After 16 years you’d think it would be like, “oh yeah, here we go again.”
But each April, my trip to Hopkinton is as remarkable as the first.
Maybe that’s why people have been doing it for 112 years.
At least that’s why I’ve been coming back for almost two decades.

It’s called Marathon Monday in Boston.
If you’ve never heard of it, you really should learn.
It’s right up there with Christmas and the Fourth of July.
The major difference is that on Marathon Monday the Red Sox play Santa and the twenty-four thousand runners provide the fireworks.
Running shoes aren’t required for the experience.
Trust me on that.
I experience it from a racing wheelchair.

My first time was in college.
And I look forward to it every year.
To me, it’s a feeling and not a distance.
It’s a multidimensional thing that’s hard to put into words.
You might say it’s like winning the lottery and getting kicked in the groin at the same time.

There is more to it though.
It’s feeling nervous energy a month before race day.
It’s carbo loading with 15 family members and friends two nights in a row.
It’s meeting another runner/triathlete in the elevator.
It’s the emotions that come with hearing a happy little “Make me proud, Uncle Mike” from a two-year old the night before the race.
And it’s the tears or joy, relief and hope that flow when the starter’s gun finally sounds.

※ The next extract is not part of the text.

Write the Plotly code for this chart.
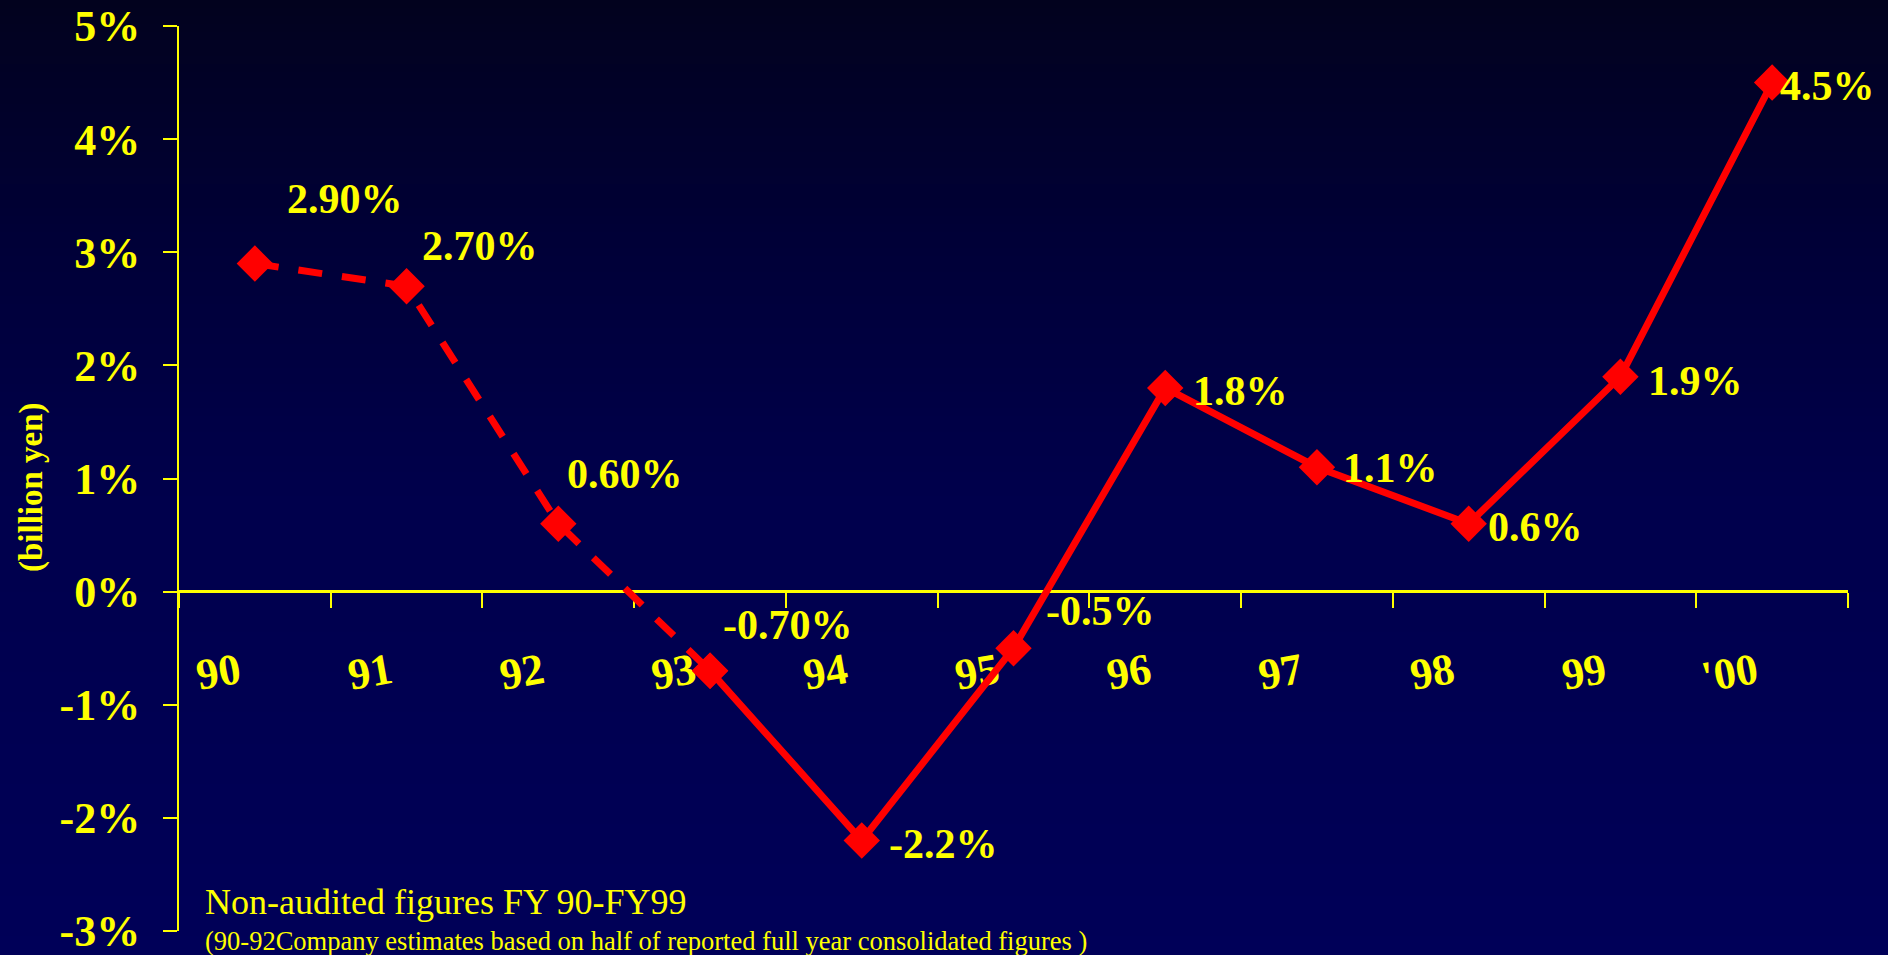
import plotly.graph_objects as go

# ---------------- data ----------------
years = ["90", "91", "92", "93", "94", "95", "96", "97", "98", "99", "'00"]
margin_pct = [2.9, 2.7, 0.6, -0.7, -2.2, -0.5, 1.8, 1.1, 0.6, 1.9, 4.5]
label_text = ["2.90%", "2.70%", "0.60%", "-0.70%", "-2.2%", "-0.5%",
              "1.8%", "1.1%", "0.6%", "1.9%", "4.5%"]
estimated_points = 4  # FY90-FY93 segment drawn dashed (company estimates)
y_tick_vals = [-3, -2, -1, 0, 1, 2, 3, 4, 5]
y_tick_text = ["-3%", "-2%", "-1%", "0%", "1%", "2%", "3%", "4%", "5%"]
note_main = "Non-audited figures FY 90-FY99"
note_sub = "(90-92Company estimates based on half of reported full year consolidated figures )"
y_title = "(billion yen)"

# ---------------- style ----------------
W, H = 1888, 955
ML, MR, MT, MB = 179, 40, 26, 24
PW, PH = W - ML - MR, H - MT - MB
YELLOW = "#FFFF00"
RED = "#FF0000"
SERIF = "Liberation Serif, Times New Roman, serif"

# label offsets (pixels) relative to each point: left-edge shift, upward shift
label_dx = [30, 13, 7, 11, 25, 30, 26, 24, 17, 26, 6]
label_dy = [65, 40, 50, 46, -3, 37, -3, -1, -3, -4, -3]


def px_x(px):
    return (px - ML) / PW


def px_y(py):
    return (H - MB - py) / PH


# background vertical gradient built from bands
stops = [(0, (2, 2, 30)), (250, (0, 0, 56)), (500, (0, 0, 76)), (955, (0, 0, 88))]


def grad(py):
    for (p0, c0), (p1, c1) in zip(stops[:-1], stops[1:]):
        if p0 <= py <= p1:
            t = (py - p0) / (p1 - p0)
            return "rgb(%d,%d,%d)" % tuple(round(a + (b - a) * t) for a, b in zip(c0, c1))
    return "rgb(%d,%d,%d)" % stops[-1][1]


shapes = []
band = 8
for top in range(0, H, band):
    shapes.append(dict(type="rect", xref="paper", yref="paper", layer="below",
                       x0=px_x(-5), x1=px_x(W + 5),
                       y0=px_y(top + band + 1 if top + band < H else H + 10),
                       y1=px_y(top if top > 0 else -10),
                       line=dict(width=0), fillcolor=grad(top + band / 2)))

fig = go.Figure()
marker = dict(symbol="diamond", size=28, color=RED, line=dict(width=0))
fig.add_trace(go.Scatter(x=years[:estimated_points], y=margin_pct[:estimated_points],
                         mode="lines+markers", line=dict(color=RED, width=7, dash="24px,20px"),
                         marker=marker, cliponaxis=False, showlegend=False, hoverinfo="skip"))
fig.add_trace(go.Scatter(x=years[estimated_points - 1:], y=margin_pct[estimated_points - 1:],
                         mode="lines+markers", line=dict(color=RED, width=7),
                         marker=marker, cliponaxis=False, showlegend=False, hoverinfo="skip"))

annotations = []
for i, (v, t) in enumerate(zip(margin_pct, label_text)):
    annotations.append(dict(x=i, y=v, xref="x", yref="y", text=t, showarrow=False,
                            xanchor="left", yanchor="middle", xshift=label_dx[i], yshift=label_dy[i],
                            font=dict(family=SERIF, size=42, color=YELLOW, weight="bold")))

annotations.append(dict(x=px_x(31), y=px_y(487), xref="paper", yref="paper", text=y_title,
                        textangle=-90, showarrow=False, xanchor="center", yanchor="middle",
                        font=dict(family=SERIF, size=33, color=YELLOW, weight="bold")))
annotations.append(dict(x=px_x(203), y=px_y(902), xref="paper", yref="paper", text=note_main,
                        showarrow=False, xanchor="left", yanchor="middle",
                        font=dict(family=SERIF, size=36, color=YELLOW)))
annotations.append(dict(x=px_x(203), y=px_y(941), xref="paper", yref="paper", text=note_sub,
                        showarrow=False, xanchor="left", yanchor="middle",
                        font=dict(family=SERIF, size=26.5, color=YELLOW)))

fig.update_layout(
    width=W, height=H,
    margin=dict(l=ML, r=MR, t=MT, b=MB, pad=0, autoexpand=False),
    paper_bgcolor="rgb(2,2,30)", plot_bgcolor="rgba(0,0,0,0)",
    shapes=shapes, annotations=annotations, showlegend=False,
    xaxis=dict(type="category", categoryorder="array", categoryarray=years,
               range=[-0.5, len(years) - 0.5], anchor="free", position=px_y(591),
               showline=True, linecolor=YELLOW, linewidth=3, automargin=False,
               ticks="outside", tickson="boundaries", ticklen=15, tickwidth=2, tickcolor=YELLOW,
               showgrid=False, zeroline=False, tickangle=-10, ticklabelstandoff=37,
               ticklabelshift=-16,
               tickfont=dict(family=SERIF, size=44, color=YELLOW, weight="bold"),
               layer="below traces", fixedrange=True),
    yaxis=dict(range=[-3, 5], tickvals=y_tick_vals, ticktext=y_tick_text,
               showline=True, linecolor=YELLOW, linewidth=2, automargin=False,
               ticks="outside", ticklen=14, tickwidth=2, tickcolor=YELLOW,
               showgrid=False, zeroline=False, ticklabelstandoff=14,
               ticklabeloverflow="allow",
               tickfont=dict(family=SERIF, size=44, color=YELLOW, weight="bold"),
               layer="below traces", fixedrange=True),
)

fig.write_html("out.html", config={"displayModeBar": False})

Along the way, it’s the love of family and the support of friends.
It’s the energy boost that comes with hearing familiar voices scream your name as you whizz by.
And it’s about smiling right back even when you are hurting.
There is no substitute for love on Marathon Monday.
Or on any day for that matter.
I’d argue that true love is as important as the months of training, the sweat and the pains it takes to qualify.

Whoever said that a marathon is a solitary affair doesn’t know what they are talking about.
No one ever does it alone.
We bring more than our fitness to the starting line.
We bring love.
We bring friendship.
And we earn so much more than a medal when we cross the finish line.

Be well.

PS – I’ll be back for Boston #17 in 2009. While I already had a fast qualifying time (25 minutes faster than needed from the 2007 Jacksonville Marathon), I feel equally proud to have earned another Boston qualifying time along the hilly Boston course last week. Wanna know what’s cool about it? I earned this one by 4 seconds. Tight!